Cooley Serves as Pro Bono Co-Counsel in Juvenile Shackling Case Victory

New York -- Tuesday, Jan. 26, 2010 – Cooley Godward Kronish and the Legal Aid Society secured a judgment from the New York State Supreme Court that the policy of the Office of Children and Family Services (OCFS) to shackle children whom it transports to court is illegal. Cooley served pro bono as co-counsel in the suit.
 
"The court's recognition that OCFS cannot treat children this way is part and parcel of a culture of abusive practices that is not rehabilitative and does not reorganize that these are children who are in the care of the state," said Nancy Rosenbloom, director of the Juvenile Rights Law Reform Unit and the lead lawyer on the case. "We had evidence of kids not being able to drink their milk on the way to court because of the chains," Rosenbloom told The New York Times.
 
Cooley and the Legal Aid Society represent "John F.," a boy who was placed in the custody of OCFS for rehabilitation after a juvenile delinquency finding. The class action case, brought on behalf of all children who are transported to New York City's courthouses while in OCFS custody, challenged OCFS's policy and practice of routinely shackling every such child whom the agency transports to court, restraining boys and girls with handcuffs, footcuffs, and waist belts that attach the their cuffed hands to their waists. Although OCFS staff accompany each child, the agency keeps children fully shackled the entire time they spend in the public corridors, public waiting areas, and other areas of courthouses – often for a full day. The agency makes no individualized assessment of controllability and dangerousness; rather, every child is shackled.
 
Granting plaintiffs' motion for summary judgment, Justice Milton A. Tingling, Jr., found that the shackling practice violates the State's own regulation, which prohibits the use of mechanical restraints unless "a child is uncontrollable and constitutes a serious and evident danger to himself and others." The court declared that OCFS's policy allowing "shackling of all youth – regardless of behavioral assessment or without apparent need" is "an attempt to create law where [OCFS] lacks authority to do so" and "completely contradict[s] the language" of the governing regulation. The Court noted that OCFS did not contest or contradict plaintiffs' contention that the agency shackles all youth without individualized assessments.

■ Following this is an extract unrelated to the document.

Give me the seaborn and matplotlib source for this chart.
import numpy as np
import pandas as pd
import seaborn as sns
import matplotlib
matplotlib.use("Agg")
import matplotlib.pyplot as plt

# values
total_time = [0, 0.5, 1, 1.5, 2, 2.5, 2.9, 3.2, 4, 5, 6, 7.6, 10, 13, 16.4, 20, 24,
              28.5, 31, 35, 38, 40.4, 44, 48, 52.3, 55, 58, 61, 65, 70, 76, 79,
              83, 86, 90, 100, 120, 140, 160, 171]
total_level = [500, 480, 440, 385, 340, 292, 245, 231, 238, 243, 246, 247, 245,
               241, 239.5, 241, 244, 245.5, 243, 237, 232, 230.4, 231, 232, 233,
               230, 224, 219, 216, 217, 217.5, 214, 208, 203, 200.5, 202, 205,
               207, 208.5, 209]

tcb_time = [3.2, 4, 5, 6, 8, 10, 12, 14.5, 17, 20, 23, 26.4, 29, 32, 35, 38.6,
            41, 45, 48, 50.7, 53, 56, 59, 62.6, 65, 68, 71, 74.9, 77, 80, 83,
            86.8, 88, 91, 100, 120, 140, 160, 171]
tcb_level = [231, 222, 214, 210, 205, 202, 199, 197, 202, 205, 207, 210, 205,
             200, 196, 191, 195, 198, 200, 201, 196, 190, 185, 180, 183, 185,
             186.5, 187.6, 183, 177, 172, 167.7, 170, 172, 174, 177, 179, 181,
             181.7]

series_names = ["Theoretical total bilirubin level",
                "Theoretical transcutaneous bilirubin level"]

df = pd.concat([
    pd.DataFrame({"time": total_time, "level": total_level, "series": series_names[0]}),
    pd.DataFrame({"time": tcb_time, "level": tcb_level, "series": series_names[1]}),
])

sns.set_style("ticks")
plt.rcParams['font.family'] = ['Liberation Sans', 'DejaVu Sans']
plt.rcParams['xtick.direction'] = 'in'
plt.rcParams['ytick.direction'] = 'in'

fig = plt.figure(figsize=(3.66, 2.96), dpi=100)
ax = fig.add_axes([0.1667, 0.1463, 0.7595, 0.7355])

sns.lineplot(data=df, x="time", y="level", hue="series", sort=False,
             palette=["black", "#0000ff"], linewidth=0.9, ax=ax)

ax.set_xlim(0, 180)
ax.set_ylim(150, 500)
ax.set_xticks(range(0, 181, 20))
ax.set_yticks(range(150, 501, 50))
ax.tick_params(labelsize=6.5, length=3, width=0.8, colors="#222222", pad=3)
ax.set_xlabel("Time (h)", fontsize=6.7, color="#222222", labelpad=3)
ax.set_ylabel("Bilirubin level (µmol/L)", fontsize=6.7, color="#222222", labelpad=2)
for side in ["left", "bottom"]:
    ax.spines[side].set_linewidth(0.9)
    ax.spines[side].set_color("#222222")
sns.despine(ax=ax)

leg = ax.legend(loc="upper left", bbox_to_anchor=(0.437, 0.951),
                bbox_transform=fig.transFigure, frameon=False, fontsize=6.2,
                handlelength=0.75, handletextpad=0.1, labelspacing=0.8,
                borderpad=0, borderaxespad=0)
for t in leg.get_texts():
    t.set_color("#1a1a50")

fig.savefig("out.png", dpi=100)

On behalf of the entire class of children, the Court enjoined OCFS "from restraining, with handcuffs and/or footcuffs, children placed in their non-secure or limited secure custody pursuant to Article 3 of the Family Court Act, during the time the children spend in New York City Court buildings" unless the agency makes a determination that an individual child poses "a serious and evident danger to himself and others at the time defendant seeks to restrain the child."
 
The Cooley litigation team included partner William Schwartz and associates Rachel Kane and Karen Won.